Transcribe all of the material below word for word and leave out its pictures.

### Raw data:
_ _ _ _ _ _ _
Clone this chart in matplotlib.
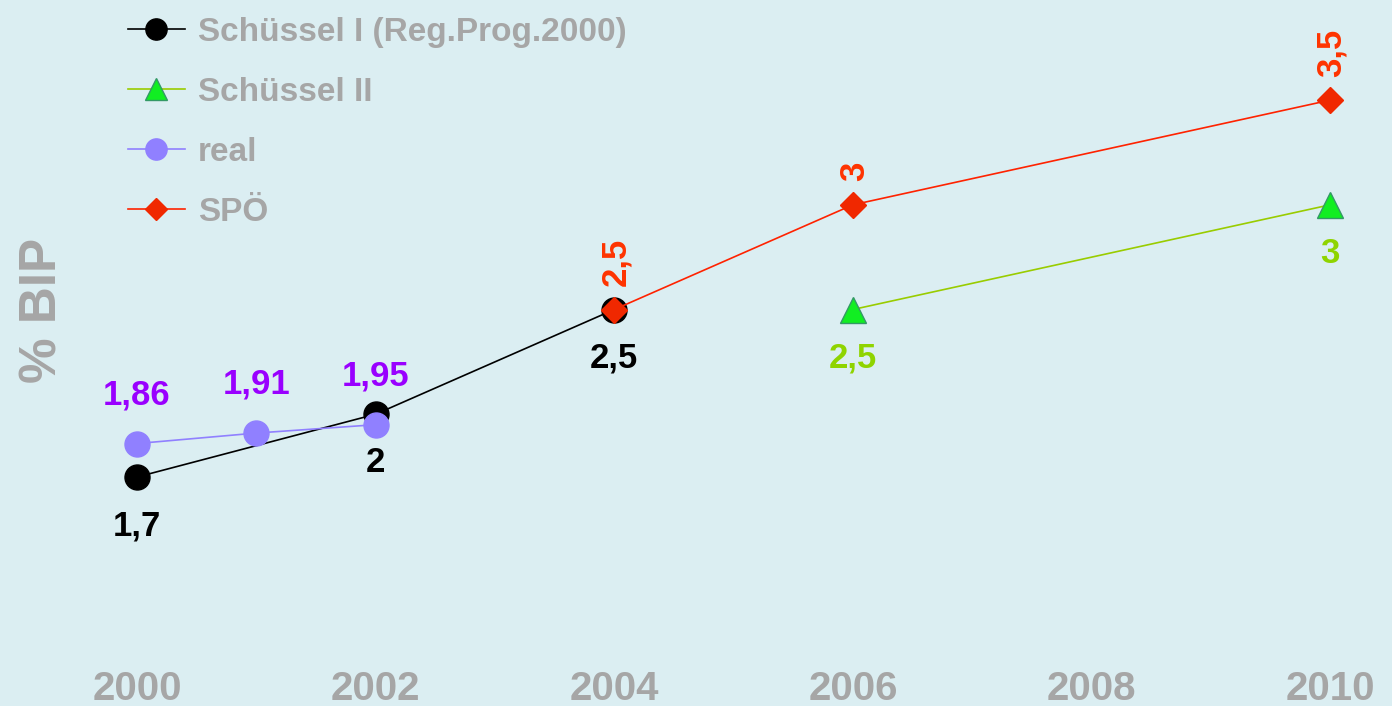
import matplotlib.pyplot as plt

# data
years_s1 = [2000, 2002, 2004]
vals_s1 = [1.7, 2.0, 2.5]
labels_s1 = ["1,7", "2", "2,5"]

years_s2 = [2006, 2010]
vals_s2 = [2.5, 3.0]
labels_s2 = ["2,5", "3"]

years_real = [2000, 2001, 2002]
vals_real = [1.86, 1.91, 1.95]
labels_real = ["1,86", "1,91", "1,95"]

years_spo = [2004, 2006, 2010]
vals_spo = [2.5, 3.0, 3.5]
labels_spo = ["2,5", "3", "3,5"]

tick_years = [2000, 2002, 2004, 2006, 2008, 2010]

BG = "#dbeef2"
GRAY = "#a6a6a6"

plt.rcParams["font.family"] = ["Liberation Sans", "DejaVu Sans"]
plt.rcParams["font.weight"] = "bold"

fig = plt.figure(figsize=(13.92, 7.06), dpi=100, facecolor=BG)
ax = fig.add_axes([0.0556, 0.0574, 0.9428, 0.8601], facecolor=BG)

ax.plot(years_s1, vals_s1, color="black", lw=1.2, marker="o", ms=18,
        mfc="black", mec="black", label="Schüssel I (Reg.Prog.2000)", zorder=3)
ax.plot(years_s2, vals_s2, color="#99cc00", lw=1.2, marker="^", ms=19,
        mfc="#11ee22", mec="#339966", label="Schüssel II", zorder=3)
ax.plot(years_real, vals_real, color="#9080ff", lw=1.2, marker="o", ms=18,
        mfc="#9080ff", mec="#9080ff", label="real", zorder=4)
ax.plot(years_spo, vals_spo, color="#ff2200", lw=1.2, marker="D", ms=13,
        mfc="#f02800", mec="#f02800", label="SPÖ", zorder=5)

# value labels
for x, y, t in zip(years_s1, vals_s1, labels_s1):
    ax.annotate(t, (x, y), xytext=(0, -35), textcoords="offset points",
                ha="center", va="center", fontsize=25, fontweight="bold", color="black")
for x, y, t in zip(years_s2, vals_s2, labels_s2):
    ax.annotate(t, (x, y), xytext=(0, -35), textcoords="offset points",
                ha="center", va="center", fontsize=25, fontweight="bold", color="#8fd400")
for x, y, t in zip(years_real, vals_real, labels_real):
    ax.annotate(t, (x, y), xytext=(0, 35), textcoords="offset points",
                ha="center", va="center", fontsize=25, fontweight="bold", color="#9900ff")
for x, y, t in zip(years_spo, vals_spo, labels_spo):
    ax.annotate(t, (x, y), xytext=(1, 17), textcoords="offset points",
                ha="center", va="bottom", rotation=90, fontsize=25,
                fontweight="bold", color="#ff3300")

ax.set_xlim(1999.5, 2010.5)
ax.set_ylim(0.8, 3.7)
ax.set_xticks(tick_years)
ax.set_xticklabels([str(y) for y in tick_years], fontsize=29, fontweight="bold", color=GRAY)
ax.tick_params(axis="x", length=0, pad=3)
ax.set_yticks([])
for s in ax.spines.values():
    s.set_visible(False)

fig.text(0.031, 0.56, "% BIP", rotation=90, ha="center", va="center",
         fontsize=37, fontweight="bold", color=GRAY)

leg = ax.legend(loc="upper left", bbox_to_anchor=(0.080, 1.0), bbox_transform=fig.transFigure,
                frameon=False, fontsize=24, handlelength=1.7, handletextpad=0.4,
                labelspacing=0.87, borderpad=0.0)
for t in leg.get_texts():
    t.set_color(GRAY)
    t.set_fontweight("bold")
for h in leg.legend_handles:
    h.set_markersize(h.get_markersize() * 0.85)

fig.savefig("out.png", dpi=100, facecolor=BG)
_ _ _ _ _ _ _
### Solved exercise:
Clone this chart in matplotlib.
import matplotlib.pyplot as plt

# data
years_s1 = [2000, 2002, 2004]
vals_s1 = [1.7, 2.0, 2.5]
labels_s1 = ["1,7", "2", "2,5"]

years_s2 = [2006, 2010]
vals_s2 = [2.5, 3.0]
labels_s2 = ["2,5", "3"]

years_real = [2000, 2001, 2002]
vals_real = [1.86, 1.91, 1.95]
labels_real = ["1,86", "1,91", "1,95"]

years_spo = [2004, 2006, 2010]
vals_spo = [2.5, 3.0, 3.5]
labels_spo = ["2,5", "3", "3,5"]

tick_years = [2000, 2002, 2004, 2006, 2008, 2010]

BG = "#dbeef2"
GRAY = "#a6a6a6"

plt.rcParams["font.family"] = ["Liberation Sans", "DejaVu Sans"]
plt.rcParams["font.weight"] = "bold"

fig = plt.figure(figsize=(13.92, 7.06), dpi=100, facecolor=BG)
ax = fig.add_axes([0.0556, 0.0574, 0.9428, 0.8601], facecolor=BG)

ax.plot(years_s1, vals_s1, color="black", lw=1.2, marker="o", ms=18,
        mfc="black", mec="black", label="Schüssel I (Reg.Prog.2000)", zorder=3)
ax.plot(years_s2, vals_s2, color="#99cc00", lw=1.2, marker="^", ms=19,
        mfc="#11ee22", mec="#339966", label="Schüssel II", zorder=3)
ax.plot(years_real, vals_real, color="#9080ff", lw=1.2, marker="o", ms=18,
        mfc="#9080ff", mec="#9080ff", label="real", zorder=4)
ax.plot(years_spo, vals_spo, color="#ff2200", lw=1.2, marker="D", ms=13,
        mfc="#f02800", mec="#f02800", label="SPÖ", zorder=5)

# value labels
for x, y, t in zip(years_s1, vals_s1, labels_s1):
    ax.annotate(t, (x, y), xytext=(0, -35), textcoords="offset points",
                ha="center", va="center", fontsize=25, fontweight="bold", color="black")
for x, y, t in zip(years_s2, vals_s2, labels_s2):
    ax.annotate(t, (x, y), xytext=(0, -35), textcoords="offset points",
                ha="center", va="center", fontsize=25, fontweight="bold", color="#8fd400")
for x, y, t in zip(years_real, vals_real, labels_real):
    ax.annotate(t, (x, y), xytext=(0, 35), textcoords="offset points",
                ha="center", va="center", fontsize=25, fontweight="bold", color="#9900ff")
for x, y, t in zip(years_spo, vals_spo, labels_spo):
    ax.annotate(t, (x, y), xytext=(1, 17), textcoords="offset points",
                ha="center", va="bottom", rotation=90, fontsize=25,
                fontweight="bold", color="#ff3300")

ax.set_xlim(1999.5, 2010.5)
ax.set_ylim(0.8, 3.7)
ax.set_xticks(tick_years)
ax.set_xticklabels([str(y) for y in tick_years], fontsize=29, fontweight="bold", color=GRAY)
ax.tick_params(axis="x", length=0, pad=3)
ax.set_yticks([])
for s in ax.spines.values():
    s.set_visible(False)

fig.text(0.031, 0.56, "% BIP", rotation=90, ha="center", va="center",
         fontsize=37, fontweight="bold", color=GRAY)

leg = ax.legend(loc="upper left", bbox_to_anchor=(0.080, 1.0), bbox_transform=fig.transFigure,
                frameon=False, fontsize=24, handlelength=1.7, handletextpad=0.4,
                labelspacing=0.87, borderpad=0.0)
for t in leg.get_texts():
    t.set_color(GRAY)
    t.set_fontweight("bold")
for h in leg.legend_handles:
    h.set_markersize(h.get_markersize() * 0.85)

fig.savefig("out.png", dpi=100, facecolor=BG)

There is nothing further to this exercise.